You see, I get stuck at the very beginning with God even asking Abraham to kill someone. What happened to “thou shalt not kill?” What I read online was that lots of people seem to be ok with God requesting someone’s death, because, well, it’s God and so God can do whatever God wants including killing people. We don’t have to understand that. Baloney.

People, in general, also seem to be ok with God testing us, but for me that is the biggest disconnect. I just don’t believe that God tests us or our faithfulness. Yes, there are things that happen to us in life that “test our faith” but God isn’t sitting around on a cloud trying to figure out how to send us faith-challenging obstacle courses as a test to see if we are worthy.

One of my biggest pet peeve sayings is: God doesn’t send you more than you can handle.

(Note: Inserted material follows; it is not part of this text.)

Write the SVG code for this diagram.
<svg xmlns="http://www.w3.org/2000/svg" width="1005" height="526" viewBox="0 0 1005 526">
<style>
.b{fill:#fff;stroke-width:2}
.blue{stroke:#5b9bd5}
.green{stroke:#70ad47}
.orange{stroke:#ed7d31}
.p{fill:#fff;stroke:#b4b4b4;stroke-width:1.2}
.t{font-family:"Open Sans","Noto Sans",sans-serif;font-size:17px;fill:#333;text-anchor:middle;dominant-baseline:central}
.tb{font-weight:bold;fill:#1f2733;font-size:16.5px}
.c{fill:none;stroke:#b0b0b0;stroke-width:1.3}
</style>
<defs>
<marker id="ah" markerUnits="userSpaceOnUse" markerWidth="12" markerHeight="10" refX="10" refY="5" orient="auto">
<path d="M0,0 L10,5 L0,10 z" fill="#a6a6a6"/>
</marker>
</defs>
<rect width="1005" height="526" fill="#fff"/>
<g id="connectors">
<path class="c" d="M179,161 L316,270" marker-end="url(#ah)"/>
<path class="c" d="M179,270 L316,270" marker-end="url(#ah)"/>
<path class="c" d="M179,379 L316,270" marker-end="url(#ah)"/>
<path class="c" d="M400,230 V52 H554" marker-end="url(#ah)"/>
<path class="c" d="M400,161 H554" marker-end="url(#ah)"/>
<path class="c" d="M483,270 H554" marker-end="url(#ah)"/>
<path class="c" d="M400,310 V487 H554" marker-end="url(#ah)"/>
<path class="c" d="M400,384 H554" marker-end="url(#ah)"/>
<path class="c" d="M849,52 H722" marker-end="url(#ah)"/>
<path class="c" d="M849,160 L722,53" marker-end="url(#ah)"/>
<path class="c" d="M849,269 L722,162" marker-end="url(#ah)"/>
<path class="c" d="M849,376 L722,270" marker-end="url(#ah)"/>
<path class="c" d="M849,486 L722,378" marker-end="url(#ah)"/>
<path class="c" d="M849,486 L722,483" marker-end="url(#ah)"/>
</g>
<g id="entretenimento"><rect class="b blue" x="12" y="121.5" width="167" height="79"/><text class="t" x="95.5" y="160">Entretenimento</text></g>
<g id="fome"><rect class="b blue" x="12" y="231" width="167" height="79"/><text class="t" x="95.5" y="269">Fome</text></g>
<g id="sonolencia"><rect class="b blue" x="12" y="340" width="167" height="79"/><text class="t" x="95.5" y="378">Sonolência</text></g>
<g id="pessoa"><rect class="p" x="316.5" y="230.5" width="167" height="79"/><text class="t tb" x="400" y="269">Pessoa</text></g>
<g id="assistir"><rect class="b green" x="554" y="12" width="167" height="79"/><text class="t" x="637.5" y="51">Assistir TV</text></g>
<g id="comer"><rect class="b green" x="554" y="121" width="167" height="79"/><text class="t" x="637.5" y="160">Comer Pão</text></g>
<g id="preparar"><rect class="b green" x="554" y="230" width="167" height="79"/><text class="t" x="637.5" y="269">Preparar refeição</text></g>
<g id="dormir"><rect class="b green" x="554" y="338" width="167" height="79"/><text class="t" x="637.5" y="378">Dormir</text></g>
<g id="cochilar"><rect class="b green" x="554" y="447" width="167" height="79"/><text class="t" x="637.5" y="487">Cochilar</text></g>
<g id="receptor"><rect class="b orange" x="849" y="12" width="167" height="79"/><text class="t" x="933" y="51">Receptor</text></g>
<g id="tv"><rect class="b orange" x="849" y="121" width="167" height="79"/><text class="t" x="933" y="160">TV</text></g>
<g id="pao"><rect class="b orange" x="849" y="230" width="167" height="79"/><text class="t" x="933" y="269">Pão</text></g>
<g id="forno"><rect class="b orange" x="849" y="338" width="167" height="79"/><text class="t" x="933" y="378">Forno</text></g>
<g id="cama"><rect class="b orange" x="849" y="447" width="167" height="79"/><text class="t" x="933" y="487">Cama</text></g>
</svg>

People say this all the time. It is simply another way of saying that God was testing them by sending all kinds of difficult, if not downright horrible, things into their life. Certainly we’ve all had those times when one thing after another goes wrong. Last year in the span of about two weeks my partner found a lump on her thyroid, was laid off of work, my son got in a car accident with her car, and our basement flooded to the tune of about $10,000 worth of damage. Was it a frustrating, difficult and sometimes scary time? Yes. Was God testing us? Ridiculous.

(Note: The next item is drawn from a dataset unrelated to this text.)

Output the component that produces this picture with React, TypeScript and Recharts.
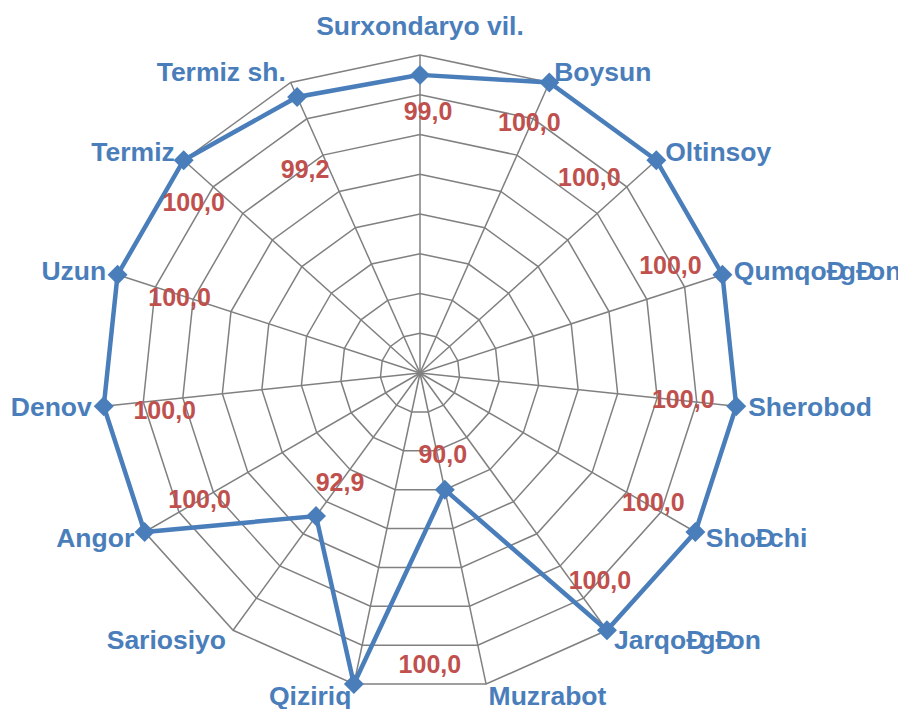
import React from 'react';
import { RadarChart, Radar, PolarGrid, PolarAngleAxis, PolarRadiusAxis } from 'recharts';

const categories = [
  'Surxondaryo vil.', 'Boysun', 'Oltinsoy', 'QumqoÐgÐon', 'Sherobod', 'ShoÐchi',
  'JarqoÐgÐon', 'Muzrabot', 'Qiziriq', 'Sariosiyo', 'Angor', 'Denov', 'Uzun',
  'Termiz', 'Termiz sh.',
];
const values = [99.0, 100.0, 100.0, 100.0, 100.0, 100.0, 100.0, 90.0, 100.0, 92.9, 100.0, 100.0, 100.0, 100.0, 99.2];
const radiusDomain: [number, number] = [84, 100];
const radiusTickCount = 9;

// label offsets (px) relative to each data point (style only)
const labelShift: [number, number][] = [
  [8, 36], [-20, 40], [-67, 17], [-52, -10], [-53, -7], [-42, -30], [-7, -50],
  [-2, -36], [76, -20], [24, -34], [55, -33], [61, 4], [62, 22], [10, 42], [8, 72],
];

const data = categories.map((name, i) => ({ name, value: values[i] }));

const W = 898;
const H = 701;
const CX = 412;
const CY = 365;
const R = 318;
const BLUE = '#4A7EBB';
const RED = '#C0504D';
const FONT = '"Liberation Sans", Arial, sans-serif';

const renderLabelText = (s: string) => {
  const parts = s.split('Ð');
  const out: any[] = [<tspan key="p0">{parts[0]}</tspan>];
  for (let i = 1; i < parts.length; i++) {
    out.push(<tspan key={`d${i}`}>Ð</tspan>);
    out.push(<tspan key={`p${i}`} dx={-6}>{parts[i]}</tspan>);
  }
  return out;
};

const AngleTick = (props: any) => {
  const { payload } = props;
  const ang = (payload.coordinate * Math.PI) / 180;
  const c = Math.cos(ang);
  const s = Math.sin(ang);
  const anchor = c > 0.01 ? 'start' : c < -0.01 ? 'end' : 'middle';
  const off = anchor === 'middle' ? 29 : 12;
  const x = CX + (R + off) * c;
  const y = CY - (R + off) * s;
  return (
    <text x={x} y={y} textAnchor={anchor} dominantBaseline="central" fill={BLUE}
      fontFamily={FONT} fontWeight="bold" fontSize={26.5}>
      {renderLabelText(String(payload.value))}
    </text>
  );
};

const Dot = (props: any) => {
  const { cx, cy, index } = props;
  const d = 10;
  const sh = labelShift[index] || [0, 0];
  const txt = values[index].toFixed(1).replace('.', ',');
  return (
    <g key={`dot-${index}`}>
      <path d={`M${cx},${cy - d} L${cx + d},${cy} L${cx},${cy + d} L${cx - d},${cy} Z`} fill={BLUE} />
      <text x={cx + sh[0]} y={cy + sh[1]} textAnchor="middle" dominantBaseline="central"
        fill={RED} fontFamily={FONT} fontWeight="bold" fontSize={25}>
        {txt}
      </text>
    </g>
  );
};

export default function App() {
  return (
    <RadarChart width={W} height={H} data={data} cx={CX} cy={CY} outerRadius={R}
      margin={{ top: 0, right: 0, bottom: 0, left: 0 }}>
      <PolarGrid gridType="polygon" stroke="#808080" strokeWidth={1.5} />
      <PolarRadiusAxis domain={radiusDomain} tickCount={radiusTickCount} tick={false} axisLine={false} />
      <PolarAngleAxis dataKey="name" tick={AngleTick} tickLine={false} axisLine={false} />
      <Radar dataKey="value" stroke={BLUE} strokeWidth={4.5} fill="none" fillOpacity={0}
        dot={Dot} isAnimationActive={false} />
    </RadarChart>
  );
}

God doesn’t send you more than you can handle. The passage this came from is 1 Corinthians 10:13 where Paul actually says something somewhat different “No test has overtaken you but what is common to all people. You can be confident that God is faithful and will not let you be tested beyond your means. And with any trial God will provide you with a way out of it, as well as the strength to bear the trial.” Nowhere in this passage does it say that GOD will test us, just that challenges happen to all people, but God hangs in there with us and gives us strength (it is just that sometimes we are blind to that help).

Are there things that happen to us that test our faith, our belief in God, our strength? ABSOLUTELY! That is common and normal… but it is not God who is testing us for some bizarre supernatural reason that only God knows and we aren’t supposed to question.

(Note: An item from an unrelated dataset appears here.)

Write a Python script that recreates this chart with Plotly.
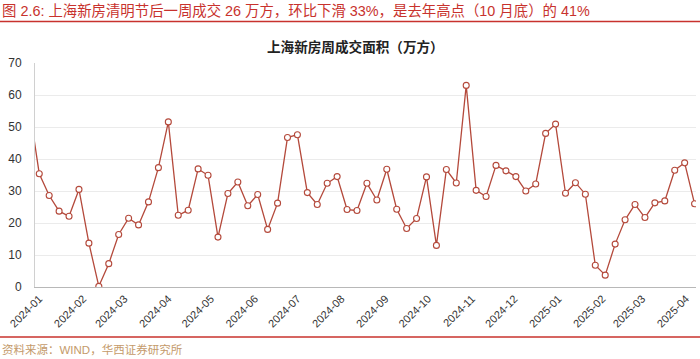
import pandas as pd
import plotly.graph_objects as go

# Weekly dates (week start, Mondays); first point lies just left of the axis range
weeks = pd.date_range("2023-12-25", periods=68, freq="7D")

# 上海新房周成交面积（万方）
area = [
    56.0,
    35.4, 28.6, 23.7, 22.1, 30.5, 13.7, 0.2, 7.3, 16.4, 21.5,
    19.4, 26.6, 37.3, 51.6, 22.4, 24.0, 36.9, 34.9, 15.6, 29.2,
    32.8, 25.4, 28.9, 18.0, 26.2, 46.7, 47.6, 29.5, 25.8, 32.4,
    34.5, 24.2, 23.9, 32.4, 27.2, 36.8, 24.3, 18.3, 21.4, 34.4,
    13.0, 36.7, 32.5, 63.0, 30.2, 28.3, 38.0, 36.3, 34.5, 30.0,
    32.2, 48.0, 50.9, 29.3, 32.6, 29.0, 6.8, 3.7, 13.4, 21.0,
    25.8, 21.7, 26.3, 26.9, 36.5, 38.8, 26.0,
]

y_ticks = [0, 10, 20, 30, 40, 50, 60, 70]

header = "图 2.6: 上海新房清明节后一周成交 26 万方，环比下滑 33%，是去年高点（10 月底）的 41%"
chart_title = "<b>上海新房周成交面积（万方）</b>"
source = "资料来源：WIND，华西证券研究所"

line_color = "#b4493b"
red = "#c8322d"
tan = "#c49a6a"
font_family = "Liberation Sans, Arial, Noto Sans CJK SC, sans-serif"

fig = go.Figure()
fig.add_trace(go.Scatter(
    x=weeks, y=area, mode="lines+markers",
    line=dict(color=line_color, width=1.3),
    marker=dict(symbol="circle", size=6, color="white",
                line=dict(color=line_color, width=1.1)),
    showlegend=False,
))

W, H = 700, 359
L, R, T, B = 35, 4, 63, 72
pw, ph = W - L - R, H - T - B

def px(X):
    return (X - L) / pw

def py(Y):
    return (H - B - Y) / ph

fig.update_layout(
    width=W, height=H,
    margin=dict(l=L, r=R, t=T, b=B),
    paper_bgcolor="white", plot_bgcolor="white",
    font=dict(family=font_family, size=11, color="#333333"),
    xaxis=dict(
        type="date",
        range=["2023-12-29", "2025-04-08"],
        dtick="M1", tick0="2024-01-01", tickformat="%Y-%m",
        tickangle=-45, tickfont=dict(size=11, color="#333333"),
        showgrid=False, showline=True, linecolor="#b8b8b8", linewidth=1,
        ticks="", zeroline=False,
    ),
    yaxis=dict(
        range=[0, 70], tickvals=y_ticks,
        tickfont=dict(size=12, color="#333333"),
        showgrid=True, gridcolor="#ebebeb", gridwidth=1,
        showline=True, linecolor="#d0d0d0", linewidth=1,
        ticks="outside", ticklen=10, tickcolor="rgba(0,0,0,0)",
        zeroline=False,
    ),
    shapes=[
        dict(type="line", xref="paper", yref="paper",
             x0=px(0), x1=px(W), y0=py(21.5), y1=py(21.5),
             line=dict(color=red, width=1.5)),
        dict(type="line", xref="paper", yref="paper",
             x0=px(0), x1=px(W), y0=py(337), y1=py(337),
             line=dict(color=red, width=1.5)),
    ],
    annotations=[
        dict(text=header, xref="paper", yref="paper",
             x=px(0), y=py(10), xanchor="left", yanchor="middle",
             showarrow=False,
             font=dict(size=14.4, color=red,
                       family="Liberation Sans, Noto Sans CJK SC, sans-serif")),
        dict(text=chart_title, xref="paper", yref="paper",
             x=px(355), y=py(46), xanchor="center", yanchor="middle",
             showarrow=False,
             font=dict(size=13.6, color="#222222",
                       family="Noto Sans CJK SC, sans-serif")),
        dict(text=source, xref="paper", yref="paper",
             x=px(0), y=py(349), xanchor="left", yanchor="middle",
             showarrow=False,
             font=dict(size=11.5, color=tan,
                       family="Liberation Sans, Noto Sans CJK SC, sans-serif")),
    ],
)

fig.write_html(
    "out.html",
    config={"displayModeBar": False},
    post_script="document.body.style.margin='0';document.body.style.overflow='hidden';",
)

The God I know is the God of the Spirit Within  who seeks the fulfillment of who we were created to be. It seeks wholeness, wisdom, and our spiritual growth through personal introspection about the things that happen to us. In other words, perhaps the outcome of the normal difficulties in life is not a pass or fail grade from God, but the opportunity to grow emotionally and spiritually deeper.

That seems like enough of a rant for one day!